Résultat: la croissance annuelle de la productivité du travail atteint des sommets en Finlande depuis 30 ans (2,5%), et le niveau est également très respectable en Suède (1,8%), au Danemark (1,6%) et en Norvège (1,9%). En comparaison, la croissance est de 1,3% au Canada et 1,1% au Québec, selon une étude du Centre sur la productivité et la prospérité de HEC Montréal.

Autre réforme douloureuse: les régimes de retraite. En 1998, la Suède a converti son régime public de retraite à prestations déterminées en un régime à cotisations déterminées. Ce changement a enlevé beaucoup de pression, puisque le gouvernement n'a plus à garantir une rente déterminée pour les retraités.

Les reporters de The Economist constatent les bienfaits du système public de garde d'enfants. Comme au Québec, ce système a fait bondir la participation des femmes au marché du travail.
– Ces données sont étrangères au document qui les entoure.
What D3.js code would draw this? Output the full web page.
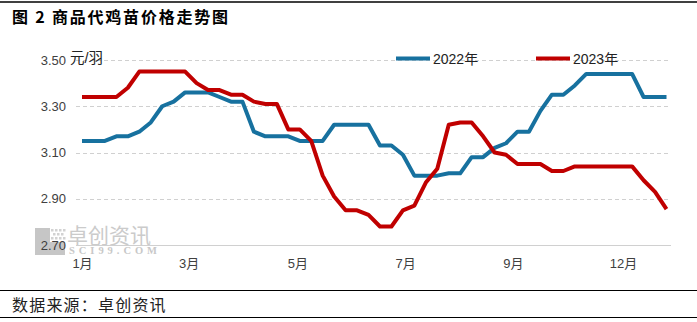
<!DOCTYPE html>
<html>
<head>
<meta charset="utf-8">
<script src="https://cdn.jsdelivr.net/npm/d3@7/dist/d3.min.js"></script>
<style>
  html, body { margin: 0; padding: 0; background: #fff; }
  svg { display: block; }
</style>
</head>
<body>
<svg id="chart" width="697" height="322"></svg>
<script>
// ---- data ----
const weeks = d3.range(52); // weekly categories
const series2022 = [3.15,3.15,3.15,3.17,3.17,3.19,3.23,3.30,3.32,3.36,3.36,3.36,3.34,3.32,3.32,3.19,3.17,3.17,3.17,3.15,3.15,3.15,3.22,3.22,3.22,3.22,3.13,3.13,3.09,3.00,3.00,3.00,3.01,3.01,3.08,3.08,3.12,3.14,3.19,3.19,3.28,3.35,3.35,3.39,3.44,3.44,3.44,3.44,3.44,3.34,3.34,3.34];
const series2023 = [3.34,3.34,3.34,3.34,3.38,3.45,3.45,3.45,3.45,3.45,3.40,3.37,3.37,3.35,3.35,3.32,3.31,3.31,3.20,3.20,3.15,3.00,2.91,2.85,2.85,2.83,2.78,2.78,2.85,2.87,2.97,3.03,3.22,3.23,3.23,3.17,3.10,3.09,3.05,3.05,3.05,3.02,3.02,3.04,3.04,3.04,3.04,3.04,3.04,2.98,2.93,2.855];
const xTickLabels = ["1月","3月","5月","7月","9月","12月"];
const xTickPos = [0, 9.3, 18.8, 28.2, 37.6, 47.2];
const yTicks = [2.70, 2.90, 3.10, 3.30, 3.50];
const seriesNames = ["2022年","2023年"];
const colors = ["#17719F", "#C00000"];

const svg = d3.select("#chart");
const W = 697;
const plotL = 76, plotR = 671;

const x = d3.scaleLinear().domain([0, 51]).range([82, 666.5]);
const y = d3.scaleLinear().domain([2.70, 3.50]).range([245, 60]);

const cjk = "'Liberation Sans', Arial, 'Noto Sans CJK SC', sans-serif";

// frame lines
svg.append("line").attr("x1", 0).attr("x2", W).attr("y1", 2).attr("y2", 2)
  .attr("stroke", "#000").attr("stroke-width", 1.5);
svg.append("line").attr("x1", 0).attr("x2", W).attr("y1", 290.5).attr("y2", 290.5)
  .attr("stroke", "#000").attr("stroke-width", 1.2);
svg.append("line").attr("x1", 0).attr("x2", W).attr("y1", 317.5).attr("y2", 317.5)
  .attr("stroke", "#000").attr("stroke-width", 1.2);

// title
svg.append("text").attr("x", 12).attr("y", 23)
  .attr("font-family", "'Noto Sans CJK SC', sans-serif")
  .attr("font-size", 16).attr("font-weight", "bold")
  .attr("letter-spacing", "1.8px").attr("fill", "#000")
  .text("图 2 商品代鸡苗价格走势图");

// footer
svg.append("text").attr("x", 12).attr("y", 311)
  .attr("font-family", "'Noto Sans CJK SC', sans-serif")
  .attr("font-size", 16).attr("letter-spacing", "1.2px").attr("fill", "#222")
  .text("数据来源：卓创资讯");

// watermark
const wm = svg.append("g");
wm.append("rect").attr("x", 35).attr("y", 228).attr("width", 15).attr("height", 27).attr("fill", "#c6c6c6");
wm.append("rect").attr("x", 50).attr("y", 242).attr("width", 15).attr("height", 13).attr("fill", "#c6c6c6");
[[51,229],[55,229],[59,229],[63,229],[53,233],[57,233],[61,233],[51,237],[55,237],[59,237],[63,237]].forEach(p => {
  wm.append("rect").attr("x", p[0]).attr("y", p[1]).attr("width", 2.5).attr("height", 2.5).attr("fill", "#d2d2d2");
});
wm.append("text").attr("x", 67).attr("y", 243)
  .attr("font-family", "'Noto Sans CJK SC', sans-serif").attr("font-size", 21)
  .attr("fill", "#cbcbcb").text("卓创资讯");
wm.append("text").attr("x", 69).attr("y", 254)
  .attr("font-family", "'Liberation Serif', serif").attr("font-size", 10.5).attr("font-weight", "bold")
  .attr("fill", "#c8c8c8").attr("textLength", 88).attr("lengthAdjust", "spacing").text("SCI99.COM");

// gridlines
svg.append("g").selectAll("line").data(yTicks.filter(d => d > 2.70)).join("line")
  .attr("x1", plotL).attr("x2", plotR)
  .attr("y1", d => Math.round(y(d)) + 0.5).attr("y2", d => Math.round(y(d)) + 0.5)
  .attr("stroke", "#d0d0d0").attr("stroke-width", 1).attr("stroke-dasharray", "4,3");
// baseline
svg.append("line").attr("x1", plotL).attr("x2", plotR)
  .attr("y1", Math.round(y(2.70)) + 0.5).attr("y2", Math.round(y(2.70)) + 0.5)
  .attr("stroke", "#d0d0d0").attr("stroke-width", 1);

// y axis
const yAxis = svg.append("g").attr("transform", `translate(${plotL},0)`)
  .call(d3.axisLeft(y).tickValues(yTicks).tickSize(0).tickPadding(10).tickFormat(d3.format(".2f")));
yAxis.select(".domain").remove();
yAxis.selectAll("text").attr("font-family", cjk).attr("font-size", 13).attr("fill", "#404040");

// x axis
const xAxis = svg.append("g").attr("transform", `translate(0,${y(2.70)})`)
  .call(d3.axisBottom(x).tickValues(xTickPos).tickSize(0).tickPadding(14)
    .tickFormat((d, i) => xTickLabels[i]));
xAxis.select(".domain").remove();
xAxis.selectAll("text").attr("font-family", cjk).attr("font-size", 13).attr("fill", "#404040");

// unit label
svg.append("text").attr("x", 70).attr("y", 63)
  .attr("font-family", cjk).attr("font-size", 14.5).attr("fill", "#222").text("元/羽");

// lines
const line = d3.line().x((d, i) => x(weeks[i])).y(d => y(d));
[series2022, series2023].forEach((s, i) => {
  svg.append("path").datum(s).attr("d", line)
    .attr("fill", "none").attr("stroke", colors[i]).attr("stroke-width", 4)
    .attr("stroke-linejoin", "round").attr("stroke-linecap", "butt");
});

// legend
const legendX = [396, 536];
seriesNames.forEach((n, i) => {
  svg.append("line").attr("x1", legendX[i]).attr("x2", legendX[i] + 34)
    .attr("y1", 58.5).attr("y2", 58.5).attr("stroke", colors[i]).attr("stroke-width", 4);
  svg.append("text").attr("x", legendX[i] + 37).attr("y", 63.5)
    .attr("font-family", cjk).attr("font-size", 14).attr("fill", "#222").text(n);
});
</script>
</body>
</html>
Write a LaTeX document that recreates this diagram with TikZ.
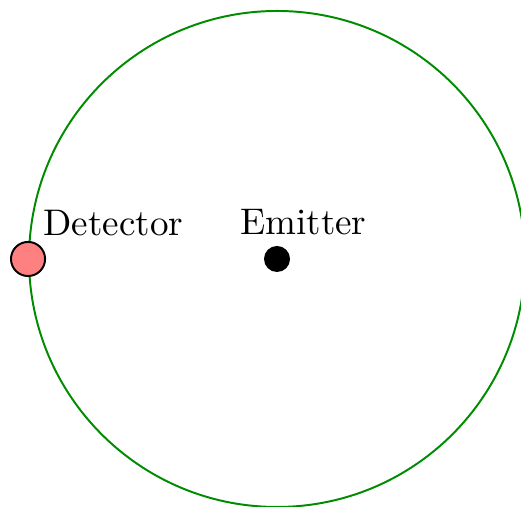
\documentclass[tikz,border=0pt]{standalone}
\begin{document}
\begin{tikzpicture}[
  every label/.style={scale=1.7, inner sep=0pt},
  ring/.style={draw=green!55!black, line width=0.9pt},
  dot/.style={circle, inner sep=0pt}
]
  \useasboundingbox (-4.468,-4.0) rectangle (3.935,4.177);

  % Detection ring
  \node[ring, circle, minimum size=8cm, inner sep=0pt] (ring) at (0,0) {};

  % Emitter in the centre
  \node[dot, fill=black, minimum size=0.42cm,
    label={[anchor=base, xshift=0.25cm, yshift=0.1cm]above:Emitter}]
    (emitter) at (ring.center) {};

  % Detector on the ring
  \node[dot, draw=black, line width=0.9pt, fill=red!50, minimum size=0.55cm,
    label={[anchor=base west, xshift=0.02cm, yshift=0.1cm]above right:Detector}]
    (detector) at (ring.west) {};
\end{tikzpicture}
\end{document}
Les Scandinaves ont une grande confiance envers leurs semblables, leurs institutions publiques et leurs gouvernements, jugés généralement transparents et honnêtes. Cette confiance réduit les contrôles inutiles: «Pas besoin de recourir aux poursuites à l'américaine ou aux compensations à l'italienne pour faire avancer les dossiers», écrit The Economist.

Le Québec vit la situation inverse: les citoyens sont de plus en plus méfiants envers leurs pairs et leurs institutions; une commission d'enquête fait rage.

En somme, les pays scandinaves ont su repenser leurs façons de faire tout en maintenant une société égalitaire, mais il a fallu plusieurs années de réformes courageuses et des consensus difficiles pour y parvenir.

Le Québec devra bouger s'il veut aspirer à un style de vie à la scandinave. Les nécessaires changements exigeront des sacrifices de tous, autant des particuliers que des syndicats, des entreprises et des gouvernements. Et il faudra mettre un verbe clé à son agenda: innover.